Pictures in the data below are not part of the copy; transcribe everything else exactly.

:: Source excerpt

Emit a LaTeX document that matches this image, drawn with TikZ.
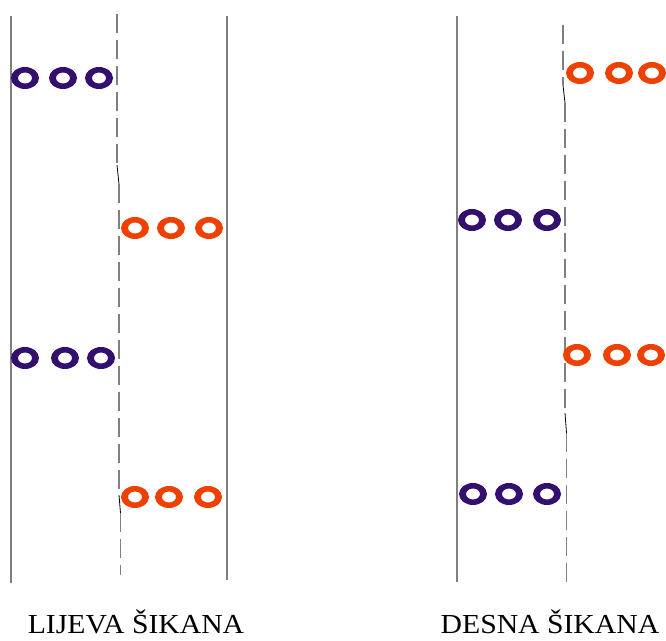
\documentclass[tikz,border=0pt]{standalone}
\usepackage{fontspec}
\setmainfont{Liberation Serif}
\newfontfamily\captionfont[FakeStretch=1.08]{Liberation Serif}
\definecolor{Purple}{RGB}{51,16,110}
\definecolor{Orange}{RGB}{238,64,0}
\definecolor{LineGray}{RGB}{128,128,128}
\tikzset{
	edgeline/.style={LineGray, line width=1.5pt},
	midline/.style={LineGray, line width=1.5pt, dash pattern=on 19pt off 7pt},
	kink/.style={black, line width=0.8pt},
	ring/.style={even odd rule},
	caption/.style={inner sep=0pt, anchor=base, text depth=0pt, font=\captionfont\fontsize{27.5}{30}\selectfont},
}
\newcommand{\ringat}[3]{\fill[ring,#1] (#2,#3) ellipse (14pt and 11pt) (#2,#3) ellipse (7pt and 5.5pt);}
\begin{document}
\begin{tikzpicture}[x=1pt,y=-1pt]
\useasboundingbox (0,0) rectangle (666,640);

	% left chicane
	\draw[edgeline] (11,16)--(11,583);
	\draw[edgeline] (227,16)--(227,580);

	\draw[midline] (117,14)--(117,165);
	\draw[kink] (117,165)--(119,184);
	\draw[midline] (119,184)--(119,495);
	\draw[kink] (119,495)--(120.5,513);
	\draw[midline] (120.5,513)--(120.5,575);

	\foreach \x in {25,63,99} \ringat{Purple}{\x}{78};   % first left
	\foreach \x in {135,171,209} \ringat{Orange}{\x}{228}; % first right
	\foreach \x in {25,65,101} \ringat{Purple}{\x}{358};  % second left
	\foreach \x in {135,169,208} \ringat{Orange}{\x}{497}; % second right

\node[caption] (lijeva) at (136,633) {LIJEVA ŠIKANA};

	% right chicane
	\draw[edgeline] (457,16)--(457,582);

	\draw[midline] (563,25)--(563,85);
	\draw[kink] (563,85)--(565,103);
	\draw[midline] (565,103)--(565,413);
	\draw[kink] (565,413)--(566.5,433);
	\draw[midline] (566.5,433)--(566.5,583);

	\foreach \x in {580,619,652} \ringat{Orange}{\x}{73};  % first right
	\foreach \x in {472,508,547} \ringat{Purple}{\x}{220}; % first left
	\foreach \x in {577,617,651} \ringat{Orange}{\x}{355}; % second right
	\foreach \x in {473,509,547} \ringat{Purple}{\x}{494}; % second left

\node[caption] (desna) at (550,633) {DESNA ŠIKANA};
\end{tikzpicture}
\end{document}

::::

• _Result below_
Emit a LaTeX document that matches this image, drawn with TikZ.
\documentclass[tikz,border=0pt]{standalone}
\usepackage{fontspec}
\setmainfont{Liberation Serif}
\newfontfamily\captionfont[FakeStretch=1.08]{Liberation Serif}
\definecolor{Purple}{RGB}{51,16,110}
\definecolor{Orange}{RGB}{238,64,0}
\definecolor{LineGray}{RGB}{128,128,128}
\tikzset{
	edgeline/.style={LineGray, line width=1.5pt},
	midline/.style={LineGray, line width=1.5pt, dash pattern=on 19pt off 7pt},
	kink/.style={black, line width=0.8pt},
	ring/.style={even odd rule},
	caption/.style={inner sep=0pt, anchor=base, text depth=0pt, font=\captionfont\fontsize{27.5}{30}\selectfont},
}
\newcommand{\ringat}[3]{\fill[ring,#1] (#2,#3) ellipse (14pt and 11pt) (#2,#3) ellipse (7pt and 5.5pt);}
\begin{document}
\begin{tikzpicture}[x=1pt,y=-1pt]
\useasboundingbox (0,0) rectangle (666,640);

	% left chicane
	\draw[edgeline] (11,16)--(11,583);
	\draw[edgeline] (227,16)--(227,580);

	\draw[midline] (117,14)--(117,165);
	\draw[kink] (117,165)--(119,184);
	\draw[midline] (119,184)--(119,495);
	\draw[kink] (119,495)--(120.5,513);
	\draw[midline] (120.5,513)--(120.5,575);

	\foreach \x in {25,63,99} \ringat{Purple}{\x}{78};   % first left
	\foreach \x in {135,171,209} \ringat{Orange}{\x}{228}; % first right
	\foreach \x in {25,65,101} \ringat{Purple}{\x}{358};  % second left
	\foreach \x in {135,169,208} \ringat{Orange}{\x}{497}; % second right

\node[caption] (lijeva) at (136,633) {LIJEVA ŠIKANA};

	% right chicane
	\draw[edgeline] (457,16)--(457,582);

	\draw[midline] (563,25)--(563,85);
	\draw[kink] (563,85)--(565,103);
	\draw[midline] (565,103)--(565,413);
	\draw[kink] (565,413)--(566.5,433);
	\draw[midline] (566.5,433)--(566.5,583);

	\foreach \x in {580,619,652} \ringat{Orange}{\x}{73};  % first right
	\foreach \x in {472,508,547} \ringat{Purple}{\x}{220}; % first left
	\foreach \x in {577,617,651} \ringat{Orange}{\x}{355}; % second right
	\foreach \x in {473,509,547} \ringat{Purple}{\x}{494}; % second left

\node[caption] (desna) at (550,633) {DESNA ŠIKANA};
\end{tikzpicture}
\end{document}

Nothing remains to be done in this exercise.